▸ **Exercise**
Set down the data below from its first line to the line holding "const fitEA = [2114,2161.5,2212.5,2266,2321];", inclusive; omit all pictures.
═══ Given information
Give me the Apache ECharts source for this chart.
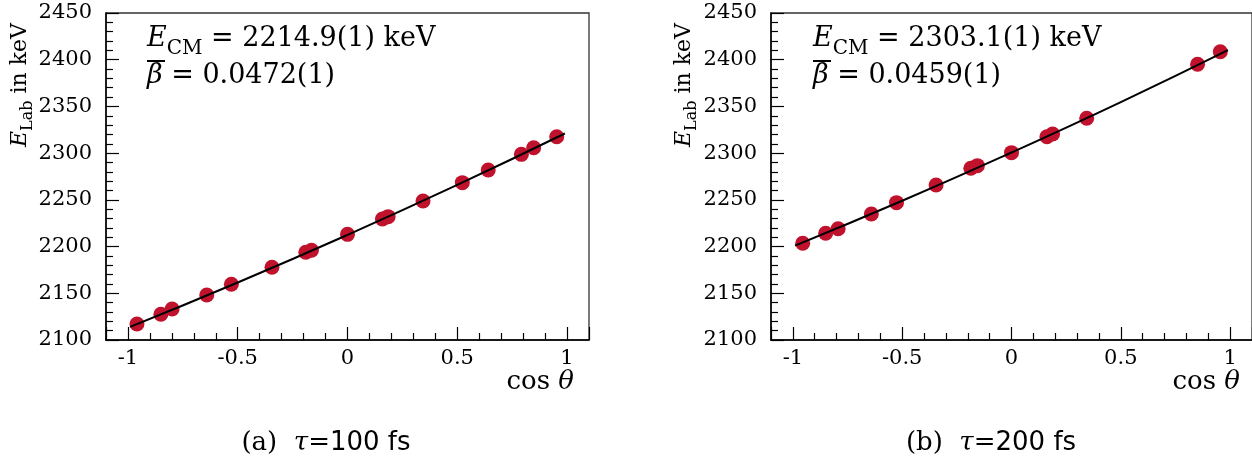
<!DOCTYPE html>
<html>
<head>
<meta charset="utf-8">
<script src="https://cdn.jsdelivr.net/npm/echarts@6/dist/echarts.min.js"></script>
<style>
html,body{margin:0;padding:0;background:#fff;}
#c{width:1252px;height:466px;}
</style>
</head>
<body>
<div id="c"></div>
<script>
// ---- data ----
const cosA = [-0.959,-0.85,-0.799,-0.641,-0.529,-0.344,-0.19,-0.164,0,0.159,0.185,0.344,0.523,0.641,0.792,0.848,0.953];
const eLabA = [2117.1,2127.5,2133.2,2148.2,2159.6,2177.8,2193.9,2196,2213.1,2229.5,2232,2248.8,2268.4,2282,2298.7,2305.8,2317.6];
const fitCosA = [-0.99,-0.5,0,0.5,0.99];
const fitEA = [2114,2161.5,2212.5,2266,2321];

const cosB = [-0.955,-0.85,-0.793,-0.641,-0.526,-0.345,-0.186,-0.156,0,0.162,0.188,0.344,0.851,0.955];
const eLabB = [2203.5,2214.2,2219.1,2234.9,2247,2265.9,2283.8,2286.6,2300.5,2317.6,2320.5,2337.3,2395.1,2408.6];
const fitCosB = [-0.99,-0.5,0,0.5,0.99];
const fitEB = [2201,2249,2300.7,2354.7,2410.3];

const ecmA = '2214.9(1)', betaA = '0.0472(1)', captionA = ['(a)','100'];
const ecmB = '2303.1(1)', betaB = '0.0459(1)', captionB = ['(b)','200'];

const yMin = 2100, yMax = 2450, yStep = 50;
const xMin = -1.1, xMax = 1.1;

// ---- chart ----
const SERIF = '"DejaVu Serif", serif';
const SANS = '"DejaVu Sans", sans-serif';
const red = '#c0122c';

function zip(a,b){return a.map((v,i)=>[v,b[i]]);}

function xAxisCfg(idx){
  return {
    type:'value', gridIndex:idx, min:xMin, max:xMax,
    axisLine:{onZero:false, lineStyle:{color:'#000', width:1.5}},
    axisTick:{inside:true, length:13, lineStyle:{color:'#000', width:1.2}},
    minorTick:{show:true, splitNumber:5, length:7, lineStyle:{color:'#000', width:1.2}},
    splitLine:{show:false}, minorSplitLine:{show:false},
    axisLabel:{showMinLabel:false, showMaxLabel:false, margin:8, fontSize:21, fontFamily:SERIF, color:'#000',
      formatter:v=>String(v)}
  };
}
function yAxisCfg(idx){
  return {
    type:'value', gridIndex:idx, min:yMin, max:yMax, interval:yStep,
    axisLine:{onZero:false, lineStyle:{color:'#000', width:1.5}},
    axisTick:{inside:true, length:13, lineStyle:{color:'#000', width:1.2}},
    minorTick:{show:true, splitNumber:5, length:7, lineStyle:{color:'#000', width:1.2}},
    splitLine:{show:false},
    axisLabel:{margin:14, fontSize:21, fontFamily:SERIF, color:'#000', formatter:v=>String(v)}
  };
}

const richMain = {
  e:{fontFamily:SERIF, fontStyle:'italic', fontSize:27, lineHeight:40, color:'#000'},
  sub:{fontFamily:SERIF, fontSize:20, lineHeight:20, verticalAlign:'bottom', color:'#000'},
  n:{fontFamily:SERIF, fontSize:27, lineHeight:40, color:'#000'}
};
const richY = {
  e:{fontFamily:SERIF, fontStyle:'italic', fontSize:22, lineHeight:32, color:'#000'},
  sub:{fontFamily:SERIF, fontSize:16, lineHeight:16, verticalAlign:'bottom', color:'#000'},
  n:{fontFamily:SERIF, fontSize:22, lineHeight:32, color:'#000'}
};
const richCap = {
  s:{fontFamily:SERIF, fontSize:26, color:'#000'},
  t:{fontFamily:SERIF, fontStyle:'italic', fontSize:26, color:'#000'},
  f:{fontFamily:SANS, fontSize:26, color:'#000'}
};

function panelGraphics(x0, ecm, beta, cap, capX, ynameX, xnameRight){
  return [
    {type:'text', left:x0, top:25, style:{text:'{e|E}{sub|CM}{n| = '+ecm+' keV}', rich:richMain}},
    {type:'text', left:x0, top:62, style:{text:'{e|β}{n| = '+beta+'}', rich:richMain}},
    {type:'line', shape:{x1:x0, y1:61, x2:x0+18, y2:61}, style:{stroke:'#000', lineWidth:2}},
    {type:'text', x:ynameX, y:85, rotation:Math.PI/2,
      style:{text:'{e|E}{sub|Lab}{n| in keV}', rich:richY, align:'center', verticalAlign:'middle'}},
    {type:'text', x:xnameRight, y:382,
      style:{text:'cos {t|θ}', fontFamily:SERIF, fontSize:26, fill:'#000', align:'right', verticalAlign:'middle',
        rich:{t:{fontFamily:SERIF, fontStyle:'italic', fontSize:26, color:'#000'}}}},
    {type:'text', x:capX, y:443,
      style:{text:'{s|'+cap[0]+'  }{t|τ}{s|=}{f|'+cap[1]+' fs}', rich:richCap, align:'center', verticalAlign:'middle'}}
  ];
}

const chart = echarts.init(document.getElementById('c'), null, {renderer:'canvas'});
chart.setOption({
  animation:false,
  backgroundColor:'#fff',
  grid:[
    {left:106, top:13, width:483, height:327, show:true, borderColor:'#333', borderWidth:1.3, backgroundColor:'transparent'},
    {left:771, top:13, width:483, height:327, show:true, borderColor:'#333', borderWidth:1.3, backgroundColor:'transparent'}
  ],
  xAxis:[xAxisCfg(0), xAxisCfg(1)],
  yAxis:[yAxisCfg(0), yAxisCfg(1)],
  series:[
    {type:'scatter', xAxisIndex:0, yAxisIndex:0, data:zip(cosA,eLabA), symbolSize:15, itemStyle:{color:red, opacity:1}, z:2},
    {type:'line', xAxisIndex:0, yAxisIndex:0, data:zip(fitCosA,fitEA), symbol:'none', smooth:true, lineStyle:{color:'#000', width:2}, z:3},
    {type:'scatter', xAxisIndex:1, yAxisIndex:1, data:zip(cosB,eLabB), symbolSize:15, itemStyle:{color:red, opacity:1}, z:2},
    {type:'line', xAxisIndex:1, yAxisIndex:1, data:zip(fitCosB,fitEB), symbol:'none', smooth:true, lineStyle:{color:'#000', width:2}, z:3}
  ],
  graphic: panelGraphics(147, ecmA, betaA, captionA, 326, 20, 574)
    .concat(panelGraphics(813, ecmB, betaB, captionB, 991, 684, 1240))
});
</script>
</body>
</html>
══════
▸ **Solution to the exercise**
Give me the Apache ECharts source for this chart.
<!DOCTYPE html>
<html>
<head>
<meta charset="utf-8">
<script src="https://cdn.jsdelivr.net/npm/echarts@6/dist/echarts.min.js"></script>
<style>
html,body{margin:0;padding:0;background:#fff;}
#c{width:1252px;height:466px;}
</style>
</head>
<body>
<div id="c"></div>
<script>
// ---- data ----
const cosA = [-0.959,-0.85,-0.799,-0.641,-0.529,-0.344,-0.19,-0.164,0,0.159,0.185,0.344,0.523,0.641,0.792,0.848,0.953];
const eLabA = [2117.1,2127.5,2133.2,2148.2,2159.6,2177.8,2193.9,2196,2213.1,2229.5,2232,2248.8,2268.4,2282,2298.7,2305.8,2317.6];
const fitCosA = [-0.99,-0.5,0,0.5,0.99];
const fitEA = [2114,2161.5,2212.5,2266,2321];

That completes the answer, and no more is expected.